Thai Veggie Burger

Adapted from: Produce on Parade

Makes 6 patties

Flax egg:
1 Tbsp. ground flax seed
2 Tbsp. water
Quinoa:
1 cup prepared quinoa

Patty:
1 cup old-fashioned oats, dry (gluten free)
1.5 cups of chickpeas prepared
1/2 medium yellow onion, diced
1/2 cup fancy snow peas, chopped
1/2 cup fresh cilantro, chopped
6 garlic cloves, chopped
1 Tbsp. green curry paste ( I used my leftover green curry from our Thailand cook book)
1 Tbsp. tamari sauce
1 Tbsp. honey
1 Tbsp. ginger
1 tsp. ground cumin
1/2 tsp. himalayan salt
1/4 tsp. ground black pepper
1/4 tsp. red pepper flakes

In a small bowl, whisk together the ground flax and water. Set aside to rest for at least 10 minutes.

In a food processor, pulse the oats until they are coarsely ground. Add the remaining patty ingredients, including the flax egg. Process well, until smooth and thick. Add Quinoa.
Preheat oven to 350 F and coat a baking sheet with a non-stick cooking spray.

Heat a large frying pan over medium heat with a splash of olive oil. Using a 1/3 measuring cup, form the burger mixture into patties and fry for 1-2 minutes on each side, until browned. Repeat until all the mixture is gone. This should make about six patties.

Once they are browned on both sides, place in oven and bake at 350 F for about 10 minutes, until golden and crispy.
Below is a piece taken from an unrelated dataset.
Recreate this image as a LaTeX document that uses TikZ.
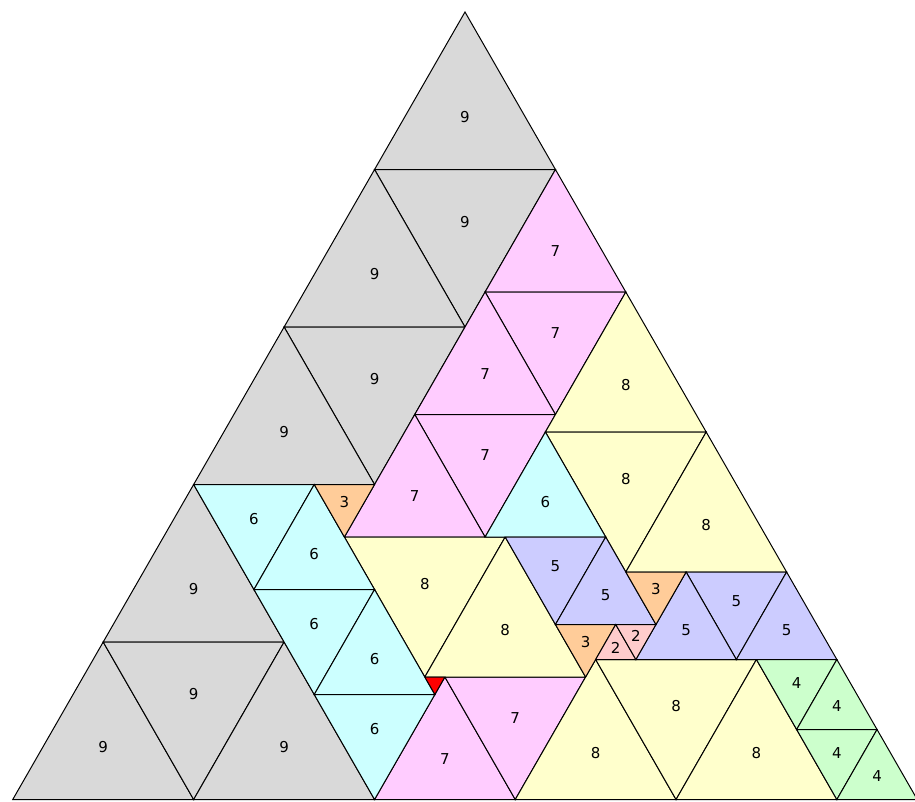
\documentclass[tikz,border=0pt]{standalone}
\usepackage{xcolor}
\usepackage{fontspec}
\setsansfont{DejaVu Sans}
\usepackage{tikz}
\definecolor{tgray}{RGB}{217,217,217}
\definecolor{tpink}{RGB}{255,204,255}
\definecolor{tyel}{RGB}{255,255,204}
\definecolor{tcyan}{RGB}{204,255,255}
\definecolor{tlav}{RGB}{204,204,255}
\definecolor{tgreen}{RGB}{204,255,204}
\definecolor{torange}{RGB}{255,204,153}
\definecolor{trose}{RGB}{255,204,204}
\tikzset{
    tri/.style={draw=black, line width=1pt, line join=miter},
    lbl/.style={font=\sffamily\fontsize{15}{15}\selectfont, inner sep=0pt}
}
% (k,d): k along the row, d rows down from the apex
\newcommand{\uptri}[4]{%
    \filldraw[tri, fill=#1] (#3,#2) -- ++(0,#4) -- ++(#4,0) -- cycle;
    \node[lbl] (u-#2-#3) at ({#3+#4/3},{#2+2*#4/3}) {#4};}
\newcommand{\dntri}[4]{%
    \filldraw[tri, fill=#1] (#3,#2) -- ++(#4,0) -- ++(0,#4) -- cycle;
    \node[lbl] (d-#2-#3) at ({#3+2*#4/3},{#2+#4/3}) {#4};}

\begin{document}
\begin{tikzpicture}[x={(20.1pt,0pt)}, y={(-10.05pt,-17.5pt)}]
    \useasboundingbox (-465pt,12pt) rectangle (450pt,-789pt);
    % nines
    \uptri{tgray}{0}{0}{9}
    \dntri{tgray}{9}{0}{9}
    \uptri{tgray}{9}{0}{9}
    \dntri{tgray}{18}{0}{9}
    \uptri{tgray}{18}{0}{9}
    \uptri{tgray}{27}{0}{9}
    \uptri{tgray}{36}{0}{9}
    \dntri{tgray}{36}{0}{9}
    \uptri{tgray}{36}{9}{9}
    % sevens
    \uptri{tpink}{9}{9}{7}
    \dntri{tpink}{16}{9}{7}
    \uptri{tpink}{16}{9}{7}
    \dntri{tpink}{23}{9}{7}
    \uptri{tpink}{23}{9}{7}
    \uptri{tpink}{38}{18}{7}
    \dntri{tpink}{38}{18}{7}
    % eights
    \uptri{tyel}{16}{16}{8}
    \dntri{tyel}{24}{16}{8}
    \uptri{tyel}{24}{24}{8}
    \dntri{tyel}{30}{9}{8}
    \uptri{tyel}{30}{17}{8}
    \uptri{tyel}{37}{25}{8}
    \dntri{tyel}{37}{25}{8}
    \uptri{tyel}{37}{33}{8}
    % sixes
    \uptri{tcyan}{24}{16}{6}
    \dntri{tcyan}{27}{0}{6}
    \uptri{tcyan}{27}{6}{6}
    \dntri{tcyan}{33}{6}{6}
    \uptri{tcyan}{33}{12}{6}
    \dntri{tcyan}{39}{12}{6}
    % fives
    \dntri{tlav}{30}{17}{5}
    \uptri{tlav}{30}{22}{5}
    \dntri{tlav}{32}{27}{5}
    \uptri{tlav}{32}{27}{5}
    \uptri{tlav}{32}{32}{5}
    % fours
    \dntri{tgreen}{37}{33}{4}
    \uptri{tgreen}{37}{37}{4}
    \dntri{tgreen}{41}{37}{4}
    \uptri{tgreen}{41}{41}{4}
    % threes, twos, one
    \dntri{torange}{27}{6}{3}
    \dntri{torange}{32}{24}{3}
    \dntri{torange}{35}{22}{3}
    \uptri{trose}{35}{25}{2}
    \dntri{trose}{35}{25}{2}
    \filldraw[tri, fill=red] (17,38) -- ++(1,0) -- ++(0,1) -- cycle;
\end{tikzpicture}
\end{document}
Thai Salad with Thai Tamari Dressing

Adapted from: Pinch of Yum

Thai Tamari Dressing
⅓ cup olive oil
6 cloves garlic, peeled
3 tablespoons low sodium tamari
2 tablespoons water
2 tablespoons honey
1 tablespoon lemongrass paste (ginger would also work) I used Ginger

For the salad:
16 ounces frozen shelled edamame
5-6 cups baby kale or spinach (You may need more)
1 large carrots
2 Celery
2 bell peppers (1 red, 1 yellow)
1 cup cilantro leaves
¾ cup cashews curry cashews (Natural Grocery)

INSTRUCTIONS

Puree all the dressing ingredients in a food processor until smooth. Taste and adjust to fit your preferences. Transfer to a dressing jar and rinse the food processor out for use later.
Thaw the edamame
Meanwhile, slice up the kale/spinach, carrots, celery, peppers, cilantro leaves, into thin strips or shreds.
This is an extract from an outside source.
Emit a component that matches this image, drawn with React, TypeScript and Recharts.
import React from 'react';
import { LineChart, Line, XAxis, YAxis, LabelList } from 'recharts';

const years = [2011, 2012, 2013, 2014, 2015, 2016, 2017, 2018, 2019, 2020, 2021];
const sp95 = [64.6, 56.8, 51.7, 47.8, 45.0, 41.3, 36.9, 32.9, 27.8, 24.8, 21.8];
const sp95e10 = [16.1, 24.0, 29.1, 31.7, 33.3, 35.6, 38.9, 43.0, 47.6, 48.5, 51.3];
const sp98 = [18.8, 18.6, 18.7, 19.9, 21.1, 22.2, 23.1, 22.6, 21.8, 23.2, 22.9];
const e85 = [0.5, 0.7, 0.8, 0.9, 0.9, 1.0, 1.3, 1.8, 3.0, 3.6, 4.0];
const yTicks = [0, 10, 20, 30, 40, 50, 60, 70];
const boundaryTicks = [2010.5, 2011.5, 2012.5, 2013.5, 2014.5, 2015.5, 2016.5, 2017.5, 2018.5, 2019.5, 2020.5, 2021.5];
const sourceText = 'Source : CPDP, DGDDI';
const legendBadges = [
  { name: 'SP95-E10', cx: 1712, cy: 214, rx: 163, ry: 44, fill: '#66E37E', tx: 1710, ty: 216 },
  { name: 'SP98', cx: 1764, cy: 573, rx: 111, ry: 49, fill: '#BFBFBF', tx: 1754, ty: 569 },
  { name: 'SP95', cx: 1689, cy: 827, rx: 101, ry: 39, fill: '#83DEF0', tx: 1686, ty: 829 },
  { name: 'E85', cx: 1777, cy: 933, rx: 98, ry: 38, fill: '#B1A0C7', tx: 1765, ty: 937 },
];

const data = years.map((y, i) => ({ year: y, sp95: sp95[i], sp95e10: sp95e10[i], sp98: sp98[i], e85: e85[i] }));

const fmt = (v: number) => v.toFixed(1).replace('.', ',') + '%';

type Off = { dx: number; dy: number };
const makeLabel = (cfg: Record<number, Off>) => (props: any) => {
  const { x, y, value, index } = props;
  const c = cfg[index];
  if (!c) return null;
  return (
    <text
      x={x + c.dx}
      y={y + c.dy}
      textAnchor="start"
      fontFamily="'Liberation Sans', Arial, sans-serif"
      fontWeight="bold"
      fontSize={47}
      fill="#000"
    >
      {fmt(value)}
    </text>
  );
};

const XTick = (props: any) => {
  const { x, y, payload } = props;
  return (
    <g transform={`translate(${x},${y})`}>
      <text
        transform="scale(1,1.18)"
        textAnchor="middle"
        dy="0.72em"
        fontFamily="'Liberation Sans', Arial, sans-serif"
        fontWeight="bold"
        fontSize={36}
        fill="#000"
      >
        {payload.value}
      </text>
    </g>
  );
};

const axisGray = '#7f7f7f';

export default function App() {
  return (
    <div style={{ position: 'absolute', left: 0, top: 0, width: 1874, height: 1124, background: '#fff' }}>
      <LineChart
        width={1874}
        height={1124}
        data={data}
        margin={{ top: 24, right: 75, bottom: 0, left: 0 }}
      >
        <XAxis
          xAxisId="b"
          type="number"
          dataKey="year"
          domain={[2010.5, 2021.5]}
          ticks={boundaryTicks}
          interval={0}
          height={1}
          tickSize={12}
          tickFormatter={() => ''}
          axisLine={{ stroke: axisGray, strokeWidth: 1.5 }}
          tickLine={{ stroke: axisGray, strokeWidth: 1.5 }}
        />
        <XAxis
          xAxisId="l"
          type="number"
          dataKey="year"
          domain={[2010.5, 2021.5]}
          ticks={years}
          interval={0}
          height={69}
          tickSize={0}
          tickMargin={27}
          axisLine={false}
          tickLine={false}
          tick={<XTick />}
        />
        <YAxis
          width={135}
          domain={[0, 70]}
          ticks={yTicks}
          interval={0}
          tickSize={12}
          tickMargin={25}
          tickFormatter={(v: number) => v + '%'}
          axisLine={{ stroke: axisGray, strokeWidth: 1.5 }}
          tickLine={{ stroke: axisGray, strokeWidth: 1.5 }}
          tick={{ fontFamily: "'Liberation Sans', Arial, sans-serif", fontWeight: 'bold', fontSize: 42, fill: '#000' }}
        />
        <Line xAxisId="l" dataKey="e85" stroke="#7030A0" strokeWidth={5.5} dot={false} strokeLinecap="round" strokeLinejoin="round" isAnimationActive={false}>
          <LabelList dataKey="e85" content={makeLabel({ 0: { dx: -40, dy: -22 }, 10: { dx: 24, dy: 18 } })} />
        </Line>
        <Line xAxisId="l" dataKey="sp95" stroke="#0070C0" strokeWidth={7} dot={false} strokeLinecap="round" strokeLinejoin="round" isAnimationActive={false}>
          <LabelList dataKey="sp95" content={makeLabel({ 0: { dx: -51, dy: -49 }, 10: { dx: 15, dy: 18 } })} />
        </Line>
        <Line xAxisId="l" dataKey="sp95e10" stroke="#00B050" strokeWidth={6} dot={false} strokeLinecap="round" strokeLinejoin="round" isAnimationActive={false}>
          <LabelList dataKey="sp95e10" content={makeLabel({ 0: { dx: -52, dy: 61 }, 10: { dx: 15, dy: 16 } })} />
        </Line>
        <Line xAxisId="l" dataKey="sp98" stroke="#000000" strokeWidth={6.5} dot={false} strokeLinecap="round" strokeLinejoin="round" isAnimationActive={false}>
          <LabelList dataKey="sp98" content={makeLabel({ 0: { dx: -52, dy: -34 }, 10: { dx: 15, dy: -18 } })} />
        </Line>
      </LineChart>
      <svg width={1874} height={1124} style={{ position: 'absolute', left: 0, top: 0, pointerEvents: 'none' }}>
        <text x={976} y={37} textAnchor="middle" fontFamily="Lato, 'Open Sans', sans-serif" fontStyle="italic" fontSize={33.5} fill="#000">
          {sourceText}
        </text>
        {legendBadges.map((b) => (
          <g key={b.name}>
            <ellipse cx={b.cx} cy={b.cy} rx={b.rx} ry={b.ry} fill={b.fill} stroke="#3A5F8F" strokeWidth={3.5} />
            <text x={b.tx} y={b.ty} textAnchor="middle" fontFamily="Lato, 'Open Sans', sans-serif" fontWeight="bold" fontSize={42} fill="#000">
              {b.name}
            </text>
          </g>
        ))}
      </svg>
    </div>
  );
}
Place theedamame in the food processor and pulse 5 times to get a minced texture. Transfer to a bowl and repeat the same process for the cashews. Toss the kale, carrots, celery, peppers, cilantro, edamame, and cashews together until well combined. Drizzle with the dressing, toss gently a few times, and serve immediately.